To help you to understand what is meant by this I will
give you two examples. The first woman has breast cancer and as part of the
treatment, she has a mastectomy. Her breast cancer is cured and it is no longer
present anywhere in her system. She never is able to come to terms with the
treatment, in this case the mastectomy, and she becomes bitter and broken
because she sees herself as broken. Has she been healed? Has she been cured of
the disease, but left unhealed and open for new disease and unhappiness to
filter into her life?
The second example is of a woman once again with cancer.
This time, the woman is at peace with herself, her complete self, even the
parts that have cancer. She is enjoying the life that she has, she moves
through her life with joy, passing that joy and love to others around her. She
eventually dies of the cancer, so it is clear that she was never cured, but was
she healed? I believe that she was. She lived a life of peace and joy, even if
she was living it with cancer, she never lived as a victim and she brought joy
to all around her. It is a fact that all on earth are going to pass on at some
point as it is the way of the Universe, we may not be able to control the way
that happens but we can be healed at the very core of our being and live life
to the fullest.
I have Multiple Sclerosis, I was diagnosed in 1992. I
went downhill rather quickly; steroids and I became very good friends. I couldn’t
walk without holding on to something; balance was not in my cards at that time.

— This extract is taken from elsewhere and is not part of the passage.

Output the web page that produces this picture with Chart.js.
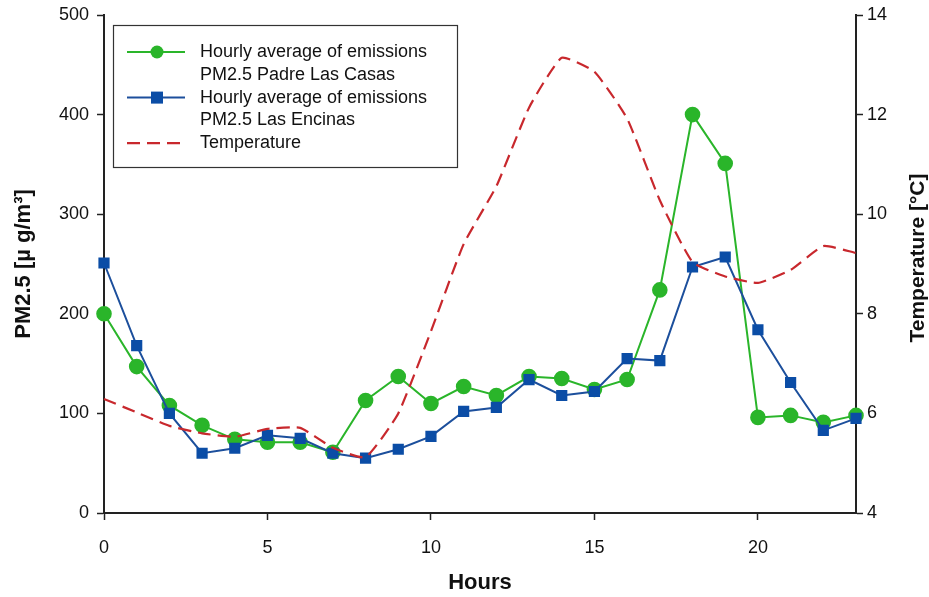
<!DOCTYPE html>
<html>
<head>
<meta charset="utf-8">
<script src="https://cdn.jsdelivr.net/npm/chart.js@4.4.1/dist/chart.umd.min.js"></script>
<style>
  html, body { margin: 0; padding: 0; background: #fff; }
  #wrap { width: 929px; height: 597px; position: relative; }
</style>
</head>
<body>
<div id="wrap"><canvas id="c" width="929" height="597"></canvas></div>
<script>
const hours = [0,1,2,3,4,5,6,7,8,9,10,11,12,13,14,15,16,17,18,19,20,21,22,23];
const pmPadreLasCasas = [200,147,108,88,74,71,71,61,113,137,110,127,118,137,135,124,134,224,400,351,96,98,91,98];
const pmLasEncinas = [251,168,100,60,65,78,75,60,55,64,77,102,106,134,118,122,155,153,247,257,184,131,83,95];
const temperature = [6.29,6.02,5.75,5.6,5.53,5.69,5.71,5.31,5.12,6.0,7.65,9.4,10.56,12.14,13.14,12.86,11.92,10.28,9.04,8.75,8.62,8.88,9.36,9.22];
const xTicks = [0,5,10,15,20];
const leftTicks = [0,100,200,300,400,500];
const rightTicks = [4,6,8,10,12,14];
const legendLines = [
  ["Hourly average of emissions", "PM2.5 Padre Las Casas"],
  ["Hourly average of emissions", "PM2.5 Las Encinas"],
  ["Temperature"]
];
const xTitle = "Hours";
const leftTitle = "PM2.5 [µ g/m³]";
const rightTitle = "Temperature [°C]";

const FONT = "'Liberation Sans', Arial, sans-serif";
const GREEN = "#2AB52A";
const BLUE = "#1C4F9C";
const BLUE_FILL = "#0B4DA6";
const RED = "#C8282D";

const toXY = (arr) => arr.map((v, i) => ({ x: hours[i], y: v }));

const customLegend = {
  id: 'customLegend',
  afterDatasetsDraw(chart) {
    const ctx = chart.ctx;
    ctx.save();
    const bx = 113.5, by = 25.5, bw = 344, bh = 142;
    ctx.fillStyle = '#fff';
    ctx.fillRect(bx, by, bw, bh);
    ctx.strokeStyle = '#333';
    ctx.lineWidth = 1.2;
    ctx.strokeRect(bx, by, bw, bh);
    ctx.font = "18px " + FONT;
    ctx.textBaseline = 'middle';
    ctx.textAlign = 'left';
    const lineH = 22.8;
    let row = 0;
    const y0 = 52;
    chart.data.datasets.forEach((ds, i) => {
      const y = y0 + row * lineH;
      ctx.strokeStyle = ds.borderColor;
      ctx.lineWidth = ds.borderWidth;
      ctx.setLineDash(ds.borderDash || []);
      ctx.beginPath();
      ctx.moveTo(127, y); ctx.lineTo(185, y);
      ctx.stroke();
      ctx.setLineDash([]);
      if (ds.pointRadius > 0) {
        ctx.fillStyle = ds.pointBackgroundColor;
        if (ds.pointStyle === 'rect') {
          ctx.fillRect(157 - 6, y - 6, 12, 12);
        } else {
          ctx.beginPath(); ctx.arc(157, y, 6.5, 0, Math.PI * 2); ctx.fill();
        }
      }
      ctx.fillStyle = '#111';
      legendLines[i].forEach((t, k) => {
        ctx.fillText(t, 200, y + k * lineH);
      });
      row += legendLines[i].length;
    });
    ctx.restore();
  }
};

const rightTitlePlugin = {
  id: 'rightTitle',
  afterDraw(chart) {
    const ctx = chart.ctx;
    ctx.save();
    ctx.translate(918, 258);
    ctx.rotate(-Math.PI / 2);
    ctx.font = "bold 21px " + FONT;
    ctx.fillStyle = '#111';
    ctx.textAlign = 'center';
    ctx.textBaseline = 'middle';
    ctx.fillText(rightTitle, 0, 0);
    ctx.restore();
  }
};

new Chart(document.getElementById('c'), {
  type: 'line',
  data: {
    datasets: [
      {
        label: legendLines[0].join(' '),
        data: toXY(pmPadreLasCasas),
        yAxisID: 'y',
        borderColor: GREEN,
        backgroundColor: GREEN,
        pointBackgroundColor: GREEN,
        pointBorderColor: GREEN,
        borderWidth: 2,
        pointRadius: 6.8,
        pointStyle: 'circle',
        tension: 0,
        clip: false,
        order: 3
      },
      {
        label: legendLines[1].join(' '),
        data: toXY(pmLasEncinas),
        yAxisID: 'y',
        borderColor: BLUE,
        backgroundColor: BLUE_FILL,
        pointBackgroundColor: BLUE_FILL,
        pointBorderColor: BLUE_FILL,
        borderWidth: 2,
        pointRadius: 6.5,
        pointStyle: 'rect',
        tension: 0,
        clip: false,
        order: 2
      },
      {
        label: legendLines[2].join(' '),
        data: toXY(temperature),
        yAxisID: 'y1',
        borderColor: RED,
        backgroundColor: RED,
        pointBackgroundColor: RED,
        borderWidth: 2.2,
        borderDash: [13, 7],
        pointRadius: 0,
        tension: 0.15,
        clip: false,
        order: 1
      }
    ]
  },
  options: {
    responsive: false,
    animation: false,
    devicePixelRatio: 1,
    layout: { padding: { left: 0, right: 0, top: 15, bottom: 0 } },
    plugins: {
      legend: { display: false },
      tooltip: { enabled: false }
    },
    scales: {
      x: {
        type: 'linear',
        min: 0,
        max: 23,
        afterBuildTicks: (s) => { s.ticks = xTicks.map(v => ({ value: v })); },
        afterFit: (s) => { s.height = 84; s.paddingLeft = 0; s.paddingRight = 0; },
        ticks: { font: { size: 18, family: FONT }, color: '#111', padding: 17, maxRotation: 0 },
        grid: { display: true, drawOnChartArea: false, drawTicks: true, tickLength: 7, color: '#222', tickWidth: 1.5 },
        border: { display: true, color: '#222', width: 2 },
        title: { display: true, text: xTitle, font: { size: 22, weight: 'bold', family: FONT }, color: '#111', padding: { top: 0, bottom: 1 } }
      },
      y: {
        type: 'linear',
        position: 'left',
        min: 0,
        max: 500,
        afterBuildTicks: (s) => { s.ticks = leftTicks.map(v => ({ value: v })); },
        afterFit: (s) => { s.width = 104; s.paddingTop = 0; s.paddingBottom = 0; },
        ticks: { font: { size: 18, family: FONT }, color: '#111', padding: 8 },
        grid: { display: true, drawOnChartArea: false, drawTicks: true, tickLength: 7, color: '#222', tickWidth: 1.5 },
        border: { display: true, color: '#222', width: 2 },
        title: { display: true, text: leftTitle, font: { size: 22, weight: 'bold', family: FONT }, color: '#111', padding: { top: 11, bottom: 0 } }
      },
      y1: {
        type: 'linear',
        position: 'right',
        min: 4,
        max: 14,
        afterBuildTicks: (s) => { s.ticks = rightTicks.map(v => ({ value: v })); },
        afterFit: (s) => { s.width = 73; s.paddingTop = 0; s.paddingBottom = 0; },
        ticks: { font: { size: 18, family: FONT }, color: '#111', padding: 4 },
        grid: { display: true, drawOnChartArea: false, drawTicks: true, tickLength: 7, color: '#222', tickWidth: 1.5 },
        border: { display: true, color: '#222', width: 2 },
        title: { display: false, text: rightTitle }
      }
    }
  },
  plugins: [customLegend, rightTitlePlugin]
});
</script>
</body>
</html>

I went blind in my left eye. I have been numb from the waist down with bruising
all over my legs and no idea how it happened. I have to laugh at the many, many
times I have dropped something to the floor when I was attempting to place it
on the counter, I had no depth perception at all. This was in 1992, 20 years
ago. I was on IV meds for five days at a time; I came back down on Prednisone.
I have had knee surgery as part of my thigh bone broke off and was floating
around inside my knee cap. This was due to the large amount of steroids that I
have taken in my life.
Most people would have no idea that I have an incurable
disease, or a disease that has no cure known to the medical field at this time.

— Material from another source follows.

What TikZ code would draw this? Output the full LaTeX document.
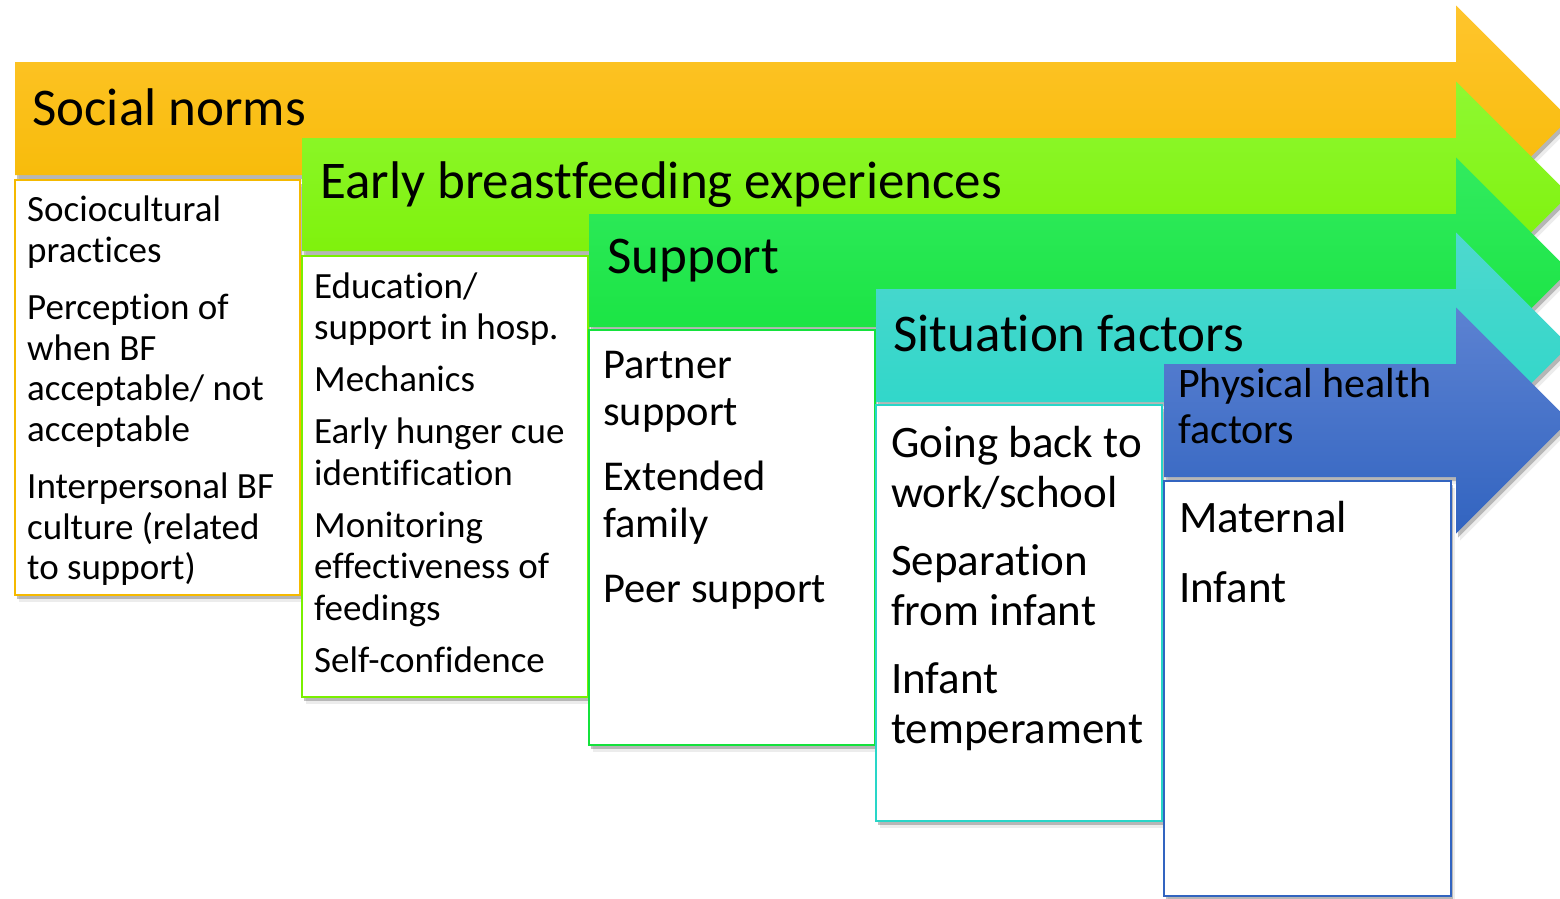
\documentclass[tikz,border=0pt]{standalone}
\usepackage{fontspec}
\setmainfont{Carlito}[Ligatures=CommonOff]
\usepackage{xcolor}
\usepackage{tikz}
\usetikzlibrary{shadows}

\definecolor{normsTop}{RGB}{255,197,45}
\definecolor{normsBot}{RGB}{245,185,0}
\definecolor{earlyTop}{RGB}{143,248,50}
\definecolor{earlyBot}{RGB}{122,240,0}
\definecolor{suppTop}{RGB}{50,235,95}
\definecolor{suppBot}{RGB}{20,226,60}
\definecolor{sitTop}{RGB}{78,216,206}
\definecolor{sitBot}{RGB}{40,214,200}
\definecolor{physTop}{RGB}{92,130,210}
\definecolor{physBot}{RGB}{50,100,192}

\tikzset{
    bandshadow/.style={
        drop shadow={shadow xshift=4pt, shadow yshift=-7pt, opacity=.15, fill=black!50},
        drop shadow={shadow xshift=2pt, shadow yshift=-4pt, opacity=.4, fill=black!60}
    },
    listbox/.style={line width=2pt, fill=white, bandshadow},
    headtext/.style={anchor=base west, inner sep=0pt, font=\fontsize{53}{60}\selectfont},
    listtext/.style={anchor=north west, inner sep=0pt, align=left}
}

\begin{document}
\begin{tikzpicture}[x=1pt, y=-1pt]
                \useasboundingbox (0,0) rectangle (1560,898);

                % social norms
                \path[
                    top color=normsTop,
                    bottom color=normsBot,
                    bandshadow
                ] (15,62) -- (1456,62) -- (1456,5.5) -- (1569,118.5) -- (1456,231.5) -- (1456,175) -- (15,175) -- cycle;
                \node[headtext] (normsHead) at (32,125) {Social norms};

                \draw[
                    listbox,
                    draw=normsBot
                ] (15,180) rectangle (300,595);
                \node[listtext, font=\fontsize{37}{40.5}\selectfont] (normsList) at (27,193.4)
                    {\strut Sociocultural\\practices\\[17pt]Perception of\\when BF\\acceptable/ not\\acceptable\\[17pt]Interpersonal BF\\culture (related\\to support)};

                % early breastfeeding experiences
                \path[
                    top color=earlyTop,
                    bottom color=earlyBot,
                    bandshadow
                ] (302,138) -- (1456,138) -- (1456,81.5) -- (1569,194.5) -- (1456,307.5) -- (1456,251) -- (302,251) -- cycle;
                \node[headtext] (earlyHead) at (320,198) {Early breastfeeding experiences};

                \draw[
                    listbox,
                    draw=earlyBot
                ] (302,256) rectangle (588,697);
                \node[listtext, font=\fontsize{37}{41.5}\selectfont] (earlyList) at (314,269)
                    {\strut Education/\\support in hosp.\\[10.5pt]Mechanics\\[10.5pt]Early hunger cue\\identification\\[10.5pt]Monitoring\\effectiveness of\\feedings\\[10.5pt]Self-confidence};

                % support
                \path[
                    top color=suppTop,
                    bottom color=suppBot,
                    bandshadow
                ] (589,214) -- (1456,214) -- (1456,157.5) -- (1569,270.5) -- (1456,383.5) -- (1456,327) -- (589,327) -- cycle;
                \node[headtext] (suppHead) at (607,273) {Support};

                \draw[
                    listbox,
                    draw=suppBot
                ] (589,330) rectangle (875,745);
                \node[listtext, font=\fontsize{42.5}{47}\selectfont] (suppList) at (603,345.1)
                    {\strut Partner\\support\\[18pt]Extended\\family\\[18pt]Peer support};

                % situation factors
                \path[
                    top color=sitTop,
                    bottom color=sitBot,
                    bandshadow
                ] (876,289) -- (1456,289) -- (1456,232.5) -- (1569,345.5) -- (1456,458.5) -- (1456,402) -- (876,402) -- cycle;
                \node[headtext] (sitHead) at (893,351) {Situation factors};

                \draw[
                    listbox,
                    draw=sitBot
                ] (876,405) rectangle (1162,821);
                \node[listtext, font=\fontsize{45}{50}\selectfont] (sitList) at (891,422)
                    {\strut Going back to\\work/school\\[18pt]Separation\\from infant\\[18pt]Infant\\temperament};

                % physical health factors
                \path[
                    top color=physTop,
                    bottom color=physBot,
                    bandshadow
                ] (1164,364) -- (1456,364) -- (1456,307.5) -- (1569,420.5) -- (1456,533.5) -- (1456,477) -- (1164,477) -- cycle;
                \node[listtext, font=\fontsize{42}{46}\selectfont] (physHead) at (1178,364.8)
                    {\strut Physical health\\factors};

                \draw[
                    listbox,
                    draw=physBot
                ] (1164,481) rectangle (1451,896);
                \node[listtext, font=\fontsize{45}{50}\selectfont] (physList) at (1179,497)
                    {\strut Maternal\\[20pt]Infant};

            \end{tikzpicture}
\end{document}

I have “healed” myself; I have healed myself in the definition of healing given
above. I still have an injection that I give myself every day, I will not stop
taking the medicine until I am instructed to do so by my Neurologist, but I have healed. I embrace the path that I have gone down and
there are times that I can see where it has changed my life for the better. I
have empathy for those with disease, I can understand the thoughts and feelings
that they express in regard to what they are going through. I can honestly tell
them that true healing comes from the heart and from the way we handle the disease.

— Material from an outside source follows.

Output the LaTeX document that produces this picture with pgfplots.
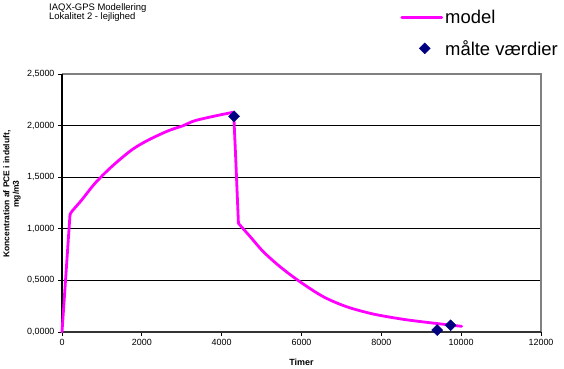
\documentclass[border=0pt]{standalone}
\usepackage{pgfplots}
\pgfplotsset{compat=1.18}
\usepackage{fontspec}
\setmainfont{Liberation Sans}
\definecolor{magentaline}{RGB}{255,0,255}
\definecolor{navymark}{RGB}{0,0,128}
\definecolor{framegray}{RGB}{128,128,128}
\pgfplotsset{
  lineleg/.style={legend image code/.code={\draw[##1] (0bp,0bp) -- (40bp,0bp);}},
  markleg/.style={legend image code/.code={\draw[##1, mark repeat=2, mark phase=2] plot coordinates {(0bp,0bp) (23bp,0bp) (46bp,0bp)};}},
  modelstyle/.style={magentaline, line width=2.8bp, no marks, line cap=round, line join=round},
}
\begin{document}
\begin{tikzpicture}[x=1bp,y=1bp]
\useasboundingbox (0,0) rectangle (564,368);
\node[anchor=base west, font=\fontsize{9.5}{10}\selectfont, inner sep=0] at (49,357.5) {IAQX-GPS Modellering};
\node[anchor=base west, font=\fontsize{9.5}{10}\selectfont, inner sep=0] at (49,348.5) {Lokalitet 2 - lejlighed};
\node[rotate=90, align=center, font=\bfseries\fontsize{8.5}{9.5}\selectfont, inner sep=0] at (12,174) {Koncentration af PCE i indeluft,\\mg/m3};
\begin{axis}[
  at={(62bp,36bp)}, anchor=south west,
  scale only axis, width=479bp, height=258bp,
  xmin=0, xmax=12000, ymin=0, ymax=2.5,
  xtick={0,2000,...,12000}, ytick={0,0.5,...,2.5},
  scaled x ticks=false, scaled y ticks=false,
  axis line style={draw=none},
  tick align=outside, xtick pos=bottom, ytick pos=left,
  major tick length=4bp,
  tick style={black, line width=0.8bp},
  ymajorgrids, grid style={black, line width=0.8bp},
  /pgf/number format/assume math mode=true,
  xticklabel style={font=\fontsize{9}{10}\selectfont, /pgf/number format/1000 sep={}},
  yticklabel style={font=\fontsize{9}{10}\selectfont, /pgf/number format/.cd, fixed, fixed zerofill, precision=4, use comma, 1000 sep={}},
  xlabel={Timer}, xlabel style={font=\bfseries\fontsize{9}{10}\selectfont, yshift=-6bp},
  legend style={at={(0.706,1.255)}, anchor=north west, draw=none, fill=none,
    font=\fontsize{18.5}{21}\selectfont, row sep=11bp, inner sep=0pt,
    /tikz/every even column/.append style={column sep=4bp}},
  legend cell align=left,
  clip=false,
]
\draw[framegray, line width=2bp] (rel axis cs:0,1) -- (rel axis cs:1,1) -- (rel axis cs:1,0);
\draw[black, line width=1.5bp] (rel axis cs:0,0) -- (rel axis cs:0,1);
\draw[black!80, line width=1.2bp] (rel axis cs:0,0) -- (rel axis cs:1,0);
% ramp
\addplot[modelstyle, lineleg] coordinates {(0,0) (200,1.134)};
\addlegendentry{model}
% rise
\addplot[modelstyle, smooth, tension=0.5, forget plot] coordinates {
  (200,1.134) (242,1.166) (493,1.279) (827,1.441) (1244,1.602) (1745,1.764)
  (2162,1.86) (2663,1.95) (3040,2.0) (3332,2.048) (3916,2.10) (4300,2.13)
  };
% drop
\addplot[modelstyle, forget plot] coordinates {(4300,2.13) (4350,1.70) (4420,1.053)};
% decay
\addplot[modelstyle, smooth, tension=0.5, forget plot] coordinates {
  (4420,1.053) (4750,0.908) (5043,0.778)
  (5461,0.633) (5962,0.487) (6546,0.342) (7130,0.245) (7799,0.174) (8550,0.123)
  (9218,0.09) (10012,0.055)
  };
\addplot[only marks, mark=square*, mark size=3.9bp, navymark, mark options={fill=navymark, rotate=45}, markleg]
  coordinates {(4310,2.09) (9400,0.019) (9736,0.065)};
\addlegendentry{målte værdier}
\end{axis}
\end{tikzpicture}
\end{document}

I have experienced this myself and I can talk to them from my heart and
understand what they are saying with compassion. I also know when it’s time to
move forward and not let the disease control them, but to have the Client take
control of the disease.
I have tested “normal” for an eye test (I don’t remember
if it is an EEG for sure) that I should not have tested normal on. I have MS
and I have Optical Neuritis. These two together should make it to where I never
test normal on this. They say it’s impossible; I have had more than one Doctor
comment on my normal results. Does this mean that I am cured of Optical
Neuritis? I think that I might be cured and I know that I am healed.
I hope to one day be cured of MS, as I heal more and more
each day and get closer to that level of total unconditional love of self I
know that the cure of this disease is getting closer.
I work to heal people and in their healing I hope that
they are cured. It is a team effort, the Client, myself, the energy, and their
Doctor or Therapist. Healing comes from
the level of the heart and unconditional love. I do not claim to cure people,
but I do claim to help them to heal. There is a difference.